Jack Eichel had a goal and two assists and Mark Stone also scored for the Golden Knights (9-3-1), who have won two in a row and six of their last seven. The Knights entered the game 0-3-1 on the road this year.

Brett Kulak and Zach Hyman replied for the Oilers (6-7-1), who have lost two straight despite getting captain Connor McDavid back from injury earlier than expected for the game.

Adin Hill made 27 saves for Vegas, while Stuart Skinner managed 31 stops for Edmonton.

Takeaways

Golden Knights: With an assist on the Knights’ second goal, William Karlsson has recorded at least a point in all five games he has played this season (two goals, four assists).

Oilers: McDavid was a surprise starter for the Oilers, coming back just nine days after suffering an ankle injury in Columbus and initially being expected to miss two to three weeks.
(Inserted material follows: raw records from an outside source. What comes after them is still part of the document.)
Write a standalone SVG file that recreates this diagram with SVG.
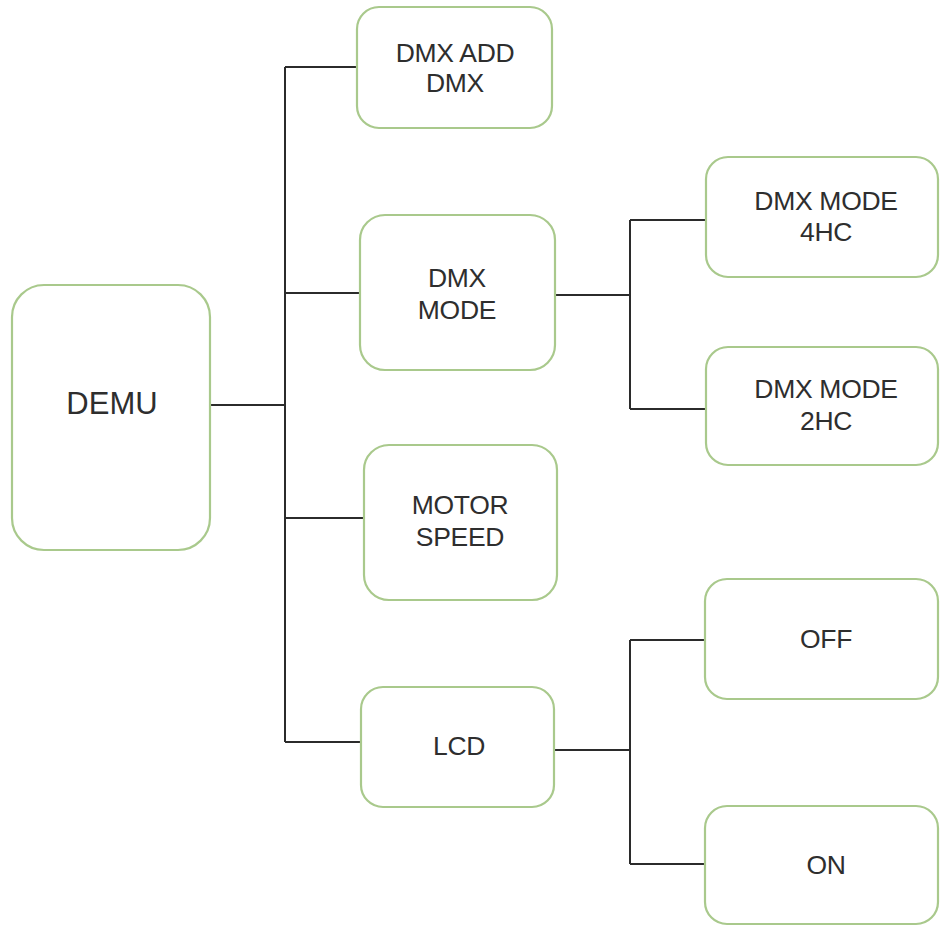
<svg xmlns="http://www.w3.org/2000/svg" width="940" height="926" viewBox="0 0 940 926">
<style>
.box{fill:#ffffff;stroke:#a9c98c;stroke-width:2.2}
.t{font-family:"Liberation Sans",Arial,sans-serif;font-size:26.5px;fill:#2e2e2e;text-anchor:middle;letter-spacing:-0.3px}
.big{font-size:31px;letter-spacing:0}
.c{fill:none;stroke:#2b2b2b;stroke-width:2}
</style>
<rect width="940" height="926" fill="#ffffff"/>
<g id="connectors">
<path class="c" d="M210 405H285M285 67V742M285 67H357M285 293H360M285 518H364M285 742H361"/>
<path class="c" d="M555 295H630M630 220V409M630 220H706M630 409H706"/>
<path class="c" d="M554 750H630M630 640V864M630 640H705M630 864H705"/>
</g>
<g id="demu"><rect class="box" x="12" y="285" width="198" height="265" rx="32"/><text class="t big" x="112" y="414">DEMU</text></g>
<g id="dmx-add"><rect class="box" x="357" y="7" width="195" height="121" rx="22"/><text class="t" x="455" y="62">DMX ADD</text><text class="t" x="455" y="92">DMX</text></g>
<g id="dmx-mode"><rect class="box" x="360" y="215" width="195" height="155" rx="25"/><text class="t" x="457" y="287">DMX</text><text class="t" x="457" y="319">MODE</text></g>
<g id="motor-speed"><rect class="box" x="364" y="445" width="193" height="155" rx="25"/><text class="t" x="460" y="514">MOTOR</text><text class="t" x="460" y="546">SPEED</text></g>
<g id="lcd"><rect class="box" x="361" y="687" width="193" height="120" rx="22"/><text class="t" x="459" y="755">LCD</text></g>
<g id="mode-4hc"><rect class="box" x="706" y="157" width="232" height="120" rx="22"/><text class="t" x="826" y="210">DMX MODE</text><text class="t" x="826" y="241">4HC</text></g>
<g id="mode-2hc"><rect class="box" x="706" y="347" width="232" height="118" rx="22"/><text class="t" x="826" y="398">DMX MODE</text><text class="t" x="826" y="430">2HC</text></g>
<g id="off"><rect class="box" x="705" y="579" width="233" height="120" rx="22"/><text class="t" x="826" y="648">OFF</text></g>
<g id="on"><rect class="box" x="705" y="806" width="233" height="118" rx="22"/><text class="t" x="826" y="874">ON</text></g>
</svg>
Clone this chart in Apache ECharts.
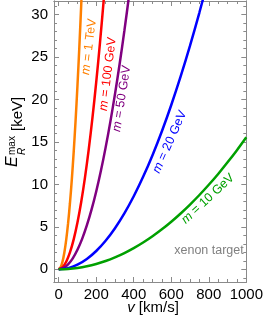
<!DOCTYPE html>
<html><head><meta charset="utf-8">
<script src="https://cdn.jsdelivr.net/npm/echarts@6/dist/echarts.min.js"></script>
<style>html,body{margin:0;padding:0;background:#fff}#c{width:266px;height:332px}</style>
</head><body><div id="c"></div>
<script>
// ---- data (E_R^max in keV vs v in km/s, xenon target) ----
const v10 = [0,50,100,150,200,250,300,350,400,450,500,550,600,650,700,750,800,850,900,950,1000];
const e10 = [0,0.039,0.156,0.35,0.622,0.972,1.40,1.905,2.488,3.149,3.888,4.704,5.598,6.570,7.620,8.747,9.952,11.23,12.60,14.03,15.55];
const v20 = [0,50,100,150,200,250,300,350,400,450,500,550,600,650,700,750,800];
const e20 = [0,0.134,0.538,1.210,2.150,3.360,4.838,6.585,8.602,10.89,13.44,16.26,19.35,22.71,26.34,30.24,34.41];
const v50 = [0,25,50,75,100,125,150,175,200,225,250,275,300,325,350,375,400];
const e50 = [0,0.143,0.573,1.289,2.292,3.581,5.157,7.019,9.168,11.60,14.33,17.33,20.63,24.21,28.08,32.23,36.67];
const v100 = [0,20,40,60,80,100,120,140,160,180,200,220,240,260];
const e100 = [0,0.220,0.881,1.983,3.525,5.508,7.932,10.80,14.10,17.85,22.03,26.66,31.72,37.23];
const v1000 = [0,10,20,30,40,50,60,70,80,90,100,110,120,130];
const e1000 = [0,0.216,0.864,1.945,3.457,5.402,7.779,10.59,13.83,17.50,21.61,26.15,31.12,36.52];

const seriesNames = ['m = 1 TeV','m = 100 GeV','m = 50 GeV','m = 20 GeV','m = 10 GeV'];
const seriesColors = ['#ff8000','#ff0000','#800080','#0000ff','#00a000'];

const xTicks = [0,200,400,600,800,1000];
const xMinor = [50,100,150,250,300,350,450,500,550,650,700,750,850,900,950];
const yTicks = [0,5,10,15,20,25,30];
const yMinor = [-1,1,2,3,4,6,7,8,9,11,12,13,14,16,17,18,19,21,22,23,24,26,27,28,29,31];

// curve annotations: [v, E, rotation(deg)]
const labelPos = [[162,26.2,83],[262,23.0,83],[336,20.1,81],[592,15.0,66],[795,8.3,43]];
const noteText = 'xenon target';
const notePos = [801,2.15];

const X_MIN=-25, X_MAX=1000, Y_MIN=-1.5, Y_MAX=31.6;
const FONT = "'Liberation Sans', Arial, Helvetica, sans-serif";
const FRAME = '#8a8a8a';

function pairs(xs, ys){ return xs.map((x,i)=>[x, ys[i]]); }
const allData = [pairs(v1000,e1000), pairs(v100,e100), pairs(v50,e50), pairs(v20,e20), pairs(v10,e10)];

function mkAxis(kind, pos, major, vals, labels){
  return {
    type:'value', position:pos, min: kind==='x'?X_MIN:Y_MIN, max: kind==='x'?X_MAX:Y_MAX,
    splitLine:{show:false},
    axisLine:{show:true, onZero:false, lineStyle:{color:FRAME, width:1}},
    axisTick:{show:true, inside:true, length: major?5:3, customValues: vals, lineStyle:{color:FRAME,width:1}},
    axisLabel:{show:labels, customValues: vals, formatter:(v)=>String(v), color:'#000', fontSize:15, fontFamily:FONT, margin: kind==='x'?5:6}
  };
}

const chart = echarts.init(document.getElementById('c'), null, {renderer:'canvas'});
chart.setOption({
  animation:false,
  backgroundColor:'#fff',
  grid:{left:54, right:14, top:1, bottom:50, containLabel:false},
  xAxis:[
    mkAxis('x','bottom',true,xTicks,true),
    mkAxis('x','bottom',false,xMinor,false),
    mkAxis('x','top',true,xTicks,false),
    mkAxis('x','top',false,xMinor,false)
  ],
  yAxis:[
    mkAxis('y','left',true,yTicks,true),
    mkAxis('y','left',false,yMinor,false),
    mkAxis('y','right',true,yTicks,false),
    mkAxis('y','right',false,yMinor,false)
  ],
  series: allData.map((d,i)=>({
    type:'line', name:seriesNames[i], data:d, xAxisIndex:0, yAxisIndex:0,
    showSymbol:false, smooth:0.3, clip:true,
    lineStyle:{color:seriesColors[i], width:2.5}, z: 2+i
  }))
});

(function(){
  const g = [];
  g.push({type:'text', x:153, y:300, style:{
    text:'{i|v} [km/s]', align:'center', verticalAlign:'top',
    fontSize:15, fontFamily:FONT, fill:'#000',
    rich:{i:{fontStyle:'italic', fontSize:15, fontFamily:FONT}}
  }});
  // y-axis title, rotated group
  g.push({type:'group', x:18, y:124, rotation:Math.PI/2, children:[
    {type:'text', x:-43, y:3, style:{text:'E', fontSize:16, fontStyle:'italic', fontFamily:FONT, fill:'#000', align:'left', verticalAlign:'bottom'}},
    {type:'text', x:-31, y:-1, style:{text:'max', fontSize:10, fontFamily:FONT, fill:'#000', align:'left', verticalAlign:'bottom'}},
    {type:'text', x:-31, y:9, style:{text:'R', fontSize:10, fontStyle:'italic', fontFamily:FONT, fill:'#000', align:'left', verticalAlign:'bottom'}},
    {type:'text', x:-7, y:7, style:{text:'[keV]', fontSize:15, fontFamily:FONT, fill:'#000', align:'left', verticalAlign:'bottom'}}
  ]});
  labelPos.forEach((p,i)=>{
    const px = chart.convertToPixel({xAxisIndex:0, yAxisIndex:0}, [p[0], p[1]]);
    const txt = seriesNames[i].replace(/^m/, '{i|m}');
    g.push({type:'text', x:px[0], y:px[1], rotation:p[2]*Math.PI/180, z:20, style:{
      text:txt, align:'center', verticalAlign:'middle', fontSize:12.5, fontFamily:FONT, fill:seriesColors[i],
      rich:{i:{fontStyle:'italic', fontSize:12.5, fontFamily:FONT, fill:seriesColors[i]}}
    }});
  });
  const np = chart.convertToPixel({xAxisIndex:0, yAxisIndex:0}, notePos);
  g.push({type:'text', x:np[0], y:np[1], z:20, style:{text:noteText, align:'center', verticalAlign:'middle', fontSize:12.5, fontFamily:FONT, fill:'#808080'}});
  chart.setOption({graphic:g});
})();
</script>
</body></html>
The star forward came into the contest with 11 points (three goals, eight assists) during a six-game point streak versus the Golden Knights, but was held pointless on the night.

Key moment

With just 48.4 seconds left to play, the Golden Knights won a race to the corner and Ivan Barbashev was able to send it out to a hard-charging Hanifin, who sent a shot glove-side that beat Skinner for his second goal of the third period and third of the season.

Key stat

It was Hyman’s third goal in the last four games after the veteran forward went scoreless in his first 10 games this season following a 54-goal campaign last year. Hyman now has five goals in his last six games against Vegas.

Up next

Golden Knights: Head to Seattle to face the Kraken on Friday.

Oilers: Travel to Vancouver on a quick one-game trip to clash with the Canucks on Saturday.